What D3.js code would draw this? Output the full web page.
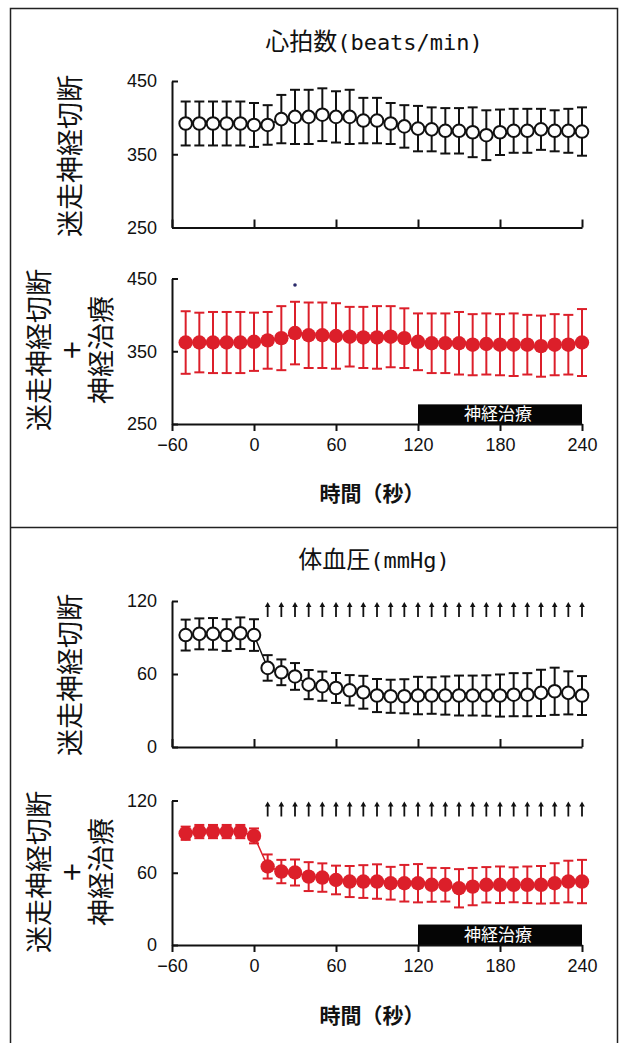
<!DOCTYPE html>
<html>
<head>
<meta charset="utf-8">
<script src="https://cdn.jsdelivr.net/npm/d3@7"></script>
<style>
  body { margin: 0; background: #fff; }
  svg { display: block; }
</style>
</head>
<body>
<script>
// time points (s)
const times = [-50, -40, -30, -20, -10, 0, 10, 20, 30, 40, 50, 60, 70, 80, 90, 100,
  110, 120, 130, 140, 150, 160, 170, 180, 190, 200, 210, 220, 230, 240];
const xTicks = [-60, 0, 60, 120, 180, 240];
const hrTicks = [250, 350, 450];
const bpTicks = [0, 60, 120];

// heart rate, vagotomy
const hrVagMean = [392, 392, 392, 392, 392, 390, 390, 398, 401, 401, 404, 401, 401, 396, 396,
  392, 388, 385, 384, 382, 382, 380, 376, 380, 382, 382, 384, 382, 382, 381];
const hrVagErr = [30, 30, 30, 30, 30, 30, 27, 33, 37, 37, 36, 35, 37, 31, 31,
  28, 29, 31, 30, 31, 31, 34, 34, 31, 30, 30, 28, 28, 30, 33];

// heart rate, vagotomy + treatment
const hrTrtMean = [362, 362, 362, 362, 362, 363, 365, 368, 375, 372, 372, 371, 370, 369, 369,
  370, 368, 363, 361, 361, 361, 359, 360, 359, 359, 359, 357, 359, 359, 362];
const hrTrtErr = [43, 41, 42, 42, 42, 40, 39, 44, 43, 45, 45, 45, 41, 42, 43,
  42, 41, 39, 41, 41, 43, 42, 42, 42, 43, 41, 42, 42, 41, 46];

// blood pressure, vagotomy
const bpVagMean = [92, 93, 93, 92, 93.5, 92, 65, 61.4, 58, 51.3, 50, 48.5, 46.6, 45, 42.3,
  41.7, 41.7, 42.3, 42.3, 42.3, 42.3, 42.3, 42.3, 42.3, 43, 43, 44.5, 45.8, 44.5, 42.3];
const bpVagErr = [12.7, 12.7, 13, 13, 13, 13, 10.5, 10.6, 11, 12, 12, 12.3, 12.5, 13.5, 13.6,
  13.6, 14, 15.4, 15, 15.7, 16.4, 16.4, 16.6, 17.3, 17.7, 17.7, 19, 19.4, 17.7, 16];

// blood pressure, vagotomy + treatment
const bpTrtMean = [92.8, 94.2, 94.2, 94.2, 94.2, 90.6, 65.2, 61, 60.2, 56.8, 56, 54, 52.7, 52.7, 52.7,
  51.3, 51.3, 51.3, 50, 50, 47.1, 48.5, 50, 50, 50, 50, 50, 51.3, 52.7, 52.7];
const bpTrtErr = [5.5, 5.5, 5.5, 5.5, 5.5, 6.2, 10, 9.7, 10.8, 12, 11.8, 11.9, 12.9, 13.6, 14.3,
  13.6, 15.2, 15.9, 14.1, 13.9, 15.9, 15.5, 14.7, 15.2, 14.5, 15.2, 15.6, 16.6, 17.3, 18];

// markers above the BP series
const arrowTimes = [10, 20, 30, 40, 50, 60, 70, 80, 90, 100, 110, 120,
  130, 140, 150, 160, 170, 180, 190, 200, 210, 220, 230, 240];

// treatment period
const treatSpan = [120, 240];
const treatLabel = '神経治療';
const hrTreatTop = [277];
const bpTreatTop = [17];

// significance dot in the HR treatment plot
const sigTimes = [30];
const sigValues = [441];

const RED = '#dc1f2a';
const CJK = '"Noto Sans CJK JP", sans-serif';

const width = 621;
const height = 1043;

const svg = d3.select('body')
  .append('svg')
  .attr('width', width)
  .attr('height', height);

// frame
svg.append('path')
  .attr('d', `M10.5,${height + 2} V8.5 H617.5 V${height + 2}`)
  .attr('fill', 'none')
  .attr('stroke', '#222')
  .attr('stroke-width', 1.5);
svg.append('line')
  .attr('x1', 10).attr('x2', 618)
  .attr('y1', 527.5).attr('y2', 527.5)
  .attr('stroke', '#222')
  .attr('stroke-width', 1.5);

const xScale = d3.scaleLinear().domain([-60, 240]).range([172, 582]);

function drawTitle(cjk, latin, y) {
  const t = svg.append('text')
    .attr('x', 374)
    .attr('y', y)
    .attr('text-anchor', 'middle')
    .style('font-size', '24px')
    .attr('fill', '#111');
  t.append('tspan').style('font-family', CJK).text(cjk);
  t.append('tspan').style('font-family', '"DejaVu Sans Mono", monospace').style('font-size', '22px').text(latin);
}

function drawYLabel(lines, cy) {
  lines.forEach(l => {
    svg.append('text')
      .attr('transform', `translate(${l.x},${cy}) rotate(-90)`)
      .attr('text-anchor', 'middle')
      .attr('dy', '0.36em')
      .style('font-family', CJK)
      .style('font-size', l.size || '27px')
      .attr('fill', '#111')
      .text(l.text);
  });
}

function plot(opts) {
  const yScale = d3.scaleLinear().domain(opts.domain).range(opts.range);
  const g = svg.append('g');

  // treatment bar
  if (opts.treatTop) {
    g.append('rect')
      .attr('x', xScale(treatSpan[0]))
      .attr('y', yScale(opts.treatTop[0]))
      .attr('width', xScale(treatSpan[1]) - xScale(treatSpan[0]))
      .attr('height', yScale(opts.domain[0]) - yScale(opts.treatTop[0]))
      .attr('fill', '#050505');
    g.append('text')
      .attr('x', xScale((treatSpan[0] + treatSpan[1]) / 2) - 2)
      .attr('y', (yScale(opts.treatTop[0]) + yScale(opts.domain[0])) / 2)
      .attr('dy', '0.36em')
      .attr('text-anchor', 'middle')
      .style('font-family', CJK)
      .style('font-size', '17px')
      .attr('fill', '#fff')
      .text(treatLabel);
  }

  // axes
  const yAxis = d3.axisLeft(yScale)
    .tickValues(opts.yTicks)
    .tickSizeInner(-6)
    .tickSizeOuter(0)
    .tickPadding(15);
  const ya = g.append('g')
    .attr('transform', `translate(${xScale(-60)},0)`)
    .call(yAxis);

  const xAxis = d3.axisBottom(xScale)
    .tickValues(xTicks)
    .tickSizeOuter(0);
  if (opts.xLabels) {
    xAxis.tickSizeInner(7).tickPadding(7);
  } else {
    xAxis.tickSizeInner(-8).tickFormat('');
  }
  const xa = g.append('g')
    .attr('transform', `translate(0,${yScale(opts.domain[0])})`)
    .call(xAxis);

  [ya, xa].forEach(a => {
    a.select('.domain').attr('stroke', '#111').attr('stroke-width', 2);
    a.selectAll('.tick line').attr('stroke', '#111').attr('stroke-width', 2);
    a.selectAll('.tick text')
      .attr('fill', '#111')
      .style('font-family', '"Liberation Sans", Arial, sans-serif')
      .style('font-size', '18px');
  });

  // arrows
  if (opts.arrows) {
    const top = yScale(opts.domain[1]) + 1;
    const arr = g.selectAll('.arrow')
      .data(arrowTimes)
      .enter()
      .append('g')
      .attr('transform', d => `translate(${xScale(d)},${top})`);
    arr.append('line')
      .attr('y1', 3).attr('y2', 15)
      .attr('stroke', '#111')
      .attr('stroke-width', 1.8);
    arr.append('path')
      .attr('d', 'M0,0 L-2.8,5 L2.8,5 Z')
      .attr('fill', '#111');
  }

  const data = times.map((t, i) => ({ t: t, m: opts.mean[i], e: opts.err[i] }));
  const color = opts.filled ? RED : '#111';

  // connecting line
  g.append('path')
    .datum(data)
    .attr('fill', 'none')
    .attr('stroke', color)
    .attr('stroke-width', 1.5)
    .attr('d', d3.line().x(d => xScale(d.t)).y(d => yScale(d.m)));

  // error bars
  const eb = g.selectAll('.err')
    .data(data)
    .enter()
    .append('g')
    .attr('stroke', color)
    .attr('stroke-width', 2);
  eb.append('line')
    .attr('x1', d => xScale(d.t)).attr('x2', d => xScale(d.t))
    .attr('y1', d => yScale(d.m - d.e)).attr('y2', d => yScale(d.m + d.e));
  eb.append('line')
    .attr('x1', d => xScale(d.t) - 5).attr('x2', d => xScale(d.t) + 5)
    .attr('y1', d => yScale(d.m + d.e)).attr('y2', d => yScale(d.m + d.e));
  eb.append('line')
    .attr('x1', d => xScale(d.t) - 5).attr('x2', d => xScale(d.t) + 5)
    .attr('y1', d => yScale(d.m - d.e)).attr('y2', d => yScale(d.m - d.e));

  // points
  g.selectAll('.pt')
    .data(data)
    .enter()
    .append('circle')
    .attr('cx', d => xScale(d.t))
    .attr('cy', d => yScale(d.m))
    .attr('r', opts.filled ? 7.2 : 6.3)
    .attr('fill', opts.filled ? RED : '#fff')
    .attr('stroke', opts.filled ? 'none' : '#111')
    .attr('stroke-width', 2);

  if (opts.sig) {
    g.selectAll('.sig')
      .data(sigTimes)
      .enter()
      .append('circle')
      .attr('cx', d => xScale(d))
      .attr('cy', (d, i) => yScale(sigValues[i]))
      .attr('r', 1.8)
      .attr('fill', '#2a2a6a');
  }
}

function drawXTitle(y) {
  svg.append('text')
    .attr('x', 372)
    .attr('y', y)
    .attr('dy', '0.36em')
    .attr('text-anchor', 'middle')
    .style('font-family', CJK)
    .style('font-weight', 'bold')
    .style('font-size', '21px')
    .attr('fill', '#111')
    .text('時間（秒）');
}

// ---- heart rate panel
drawTitle('心拍数', '(beats/min)', 50);
drawYLabel([{ text: '迷走神経切断', x: 70 }], 156);
plot({ domain: [250, 450], range: [227.5, 81], yTicks: hrTicks, mean: hrVagMean, err: hrVagErr,
  filled: false, xLabels: false });

drawYLabel([{ text: '迷走神経切断', x: 39 }, { text: '+', x: 72, size: '32px' }, { text: '神経治療', x: 101 }], 350);
plot({ domain: [250, 450], range: [424, 278.5], yTicks: hrTicks, mean: hrTrtMean, err: hrTrtErr,
  filled: true, xLabels: true, treatTop: hrTreatTop, sig: true });
drawXTitle(493);

// ---- blood pressure panel
drawTitle('体血圧', '(mmHg)', 568);
drawYLabel([{ text: '迷走神経切断', x: 70 }], 675);
plot({ domain: [0, 120], range: [747, 601], yTicks: bpTicks, mean: bpVagMean, err: bpVagErr,
  filled: false, xLabels: false, arrows: true });

drawYLabel([{ text: '迷走神経切断', x: 39 }, { text: '+', x: 72, size: '32px' }, { text: '神経治療', x: 101 }], 872);
plot({ domain: [0, 120], range: [945, 800.5], yTicks: bpTicks, mean: bpTrtMean, err: bpTrtErr,
  filled: true, xLabels: true, treatTop: bpTreatTop, arrows: true });
drawXTitle(1015);
</script>
</body>
</html>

-------

- **Your task**:
Repeat the listing above from its first line through the line that contains "const bpTicks = [0, 60, 120];", both included, and nothing more. Drop the pictures.

- **Solution to this exercise**:
What D3.js code would draw this? Output the full web page.
<!DOCTYPE html>
<html>
<head>
<meta charset="utf-8">
<script src="https://cdn.jsdelivr.net/npm/d3@7"></script>
<style>
  body { margin: 0; background: #fff; }
  svg { display: block; }
</style>
</head>
<body>
<script>
// time points (s)
const times = [-50, -40, -30, -20, -10, 0, 10, 20, 30, 40, 50, 60, 70, 80, 90, 100,
  110, 120, 130, 140, 150, 160, 170, 180, 190, 200, 210, 220, 230, 240];
const xTicks = [-60, 0, 60, 120, 180, 240];
const hrTicks = [250, 350, 450];
const bpTicks = [0, 60, 120];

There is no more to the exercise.